## EXERCISE AIM:
Would you extract the whole listing below and retype it exactly?

## GIVEN DATA:
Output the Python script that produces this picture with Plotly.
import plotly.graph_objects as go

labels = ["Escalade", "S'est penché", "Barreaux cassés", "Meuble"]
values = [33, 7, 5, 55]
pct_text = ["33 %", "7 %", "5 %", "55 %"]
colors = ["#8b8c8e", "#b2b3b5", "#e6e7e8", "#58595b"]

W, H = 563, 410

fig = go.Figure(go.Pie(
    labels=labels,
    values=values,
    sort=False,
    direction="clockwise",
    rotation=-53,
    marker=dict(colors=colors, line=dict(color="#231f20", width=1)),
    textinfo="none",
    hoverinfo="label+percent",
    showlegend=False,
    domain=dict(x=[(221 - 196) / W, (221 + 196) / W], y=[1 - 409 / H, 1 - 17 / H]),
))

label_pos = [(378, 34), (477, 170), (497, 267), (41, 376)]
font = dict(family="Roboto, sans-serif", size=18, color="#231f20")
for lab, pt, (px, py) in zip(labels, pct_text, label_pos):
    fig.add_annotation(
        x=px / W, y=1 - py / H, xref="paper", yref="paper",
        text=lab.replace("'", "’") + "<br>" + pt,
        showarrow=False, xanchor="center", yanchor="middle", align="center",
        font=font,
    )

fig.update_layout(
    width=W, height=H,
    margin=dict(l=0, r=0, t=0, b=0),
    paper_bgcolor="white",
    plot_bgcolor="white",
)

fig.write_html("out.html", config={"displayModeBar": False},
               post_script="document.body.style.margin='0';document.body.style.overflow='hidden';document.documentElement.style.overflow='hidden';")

## RESULT OF THIS TASK:
Output the Python script that produces this picture with Plotly.
import plotly.graph_objects as go

labels = ["Escalade", "S'est penché", "Barreaux cassés", "Meuble"]
values = [33, 7, 5, 55]
pct_text = ["33 %", "7 %", "5 %", "55 %"]
colors = ["#8b8c8e", "#b2b3b5", "#e6e7e8", "#58595b"]

W, H = 563, 410

fig = go.Figure(go.Pie(
    labels=labels,
    values=values,
    sort=False,
    direction="clockwise",
    rotation=-53,
    marker=dict(colors=colors, line=dict(color="#231f20", width=1)),
    textinfo="none",
    hoverinfo="label+percent",
    showlegend=False,
    domain=dict(x=[(221 - 196) / W, (221 + 196) / W], y=[1 - 409 / H, 1 - 17 / H]),
))

label_pos = [(378, 34), (477, 170), (497, 267), (41, 376)]
font = dict(family="Roboto, sans-serif", size=18, color="#231f20")
for lab, pt, (px, py) in zip(labels, pct_text, label_pos):
    fig.add_annotation(
        x=px / W, y=1 - py / H, xref="paper", yref="paper",
        text=lab.replace("'", "’") + "<br>" + pt,
        showarrow=False, xanchor="center", yanchor="middle", align="center",
        font=font,
    )

fig.update_layout(
    width=W, height=H,
    margin=dict(l=0, r=0, t=0, b=0),
    paper_bgcolor="white",
    plot_bgcolor="white",
)

fig.write_html("out.html", config={"displayModeBar": False},
               post_script="document.body.style.margin='0';document.body.style.overflow='hidden';document.documentElement.style.overflow='hidden';")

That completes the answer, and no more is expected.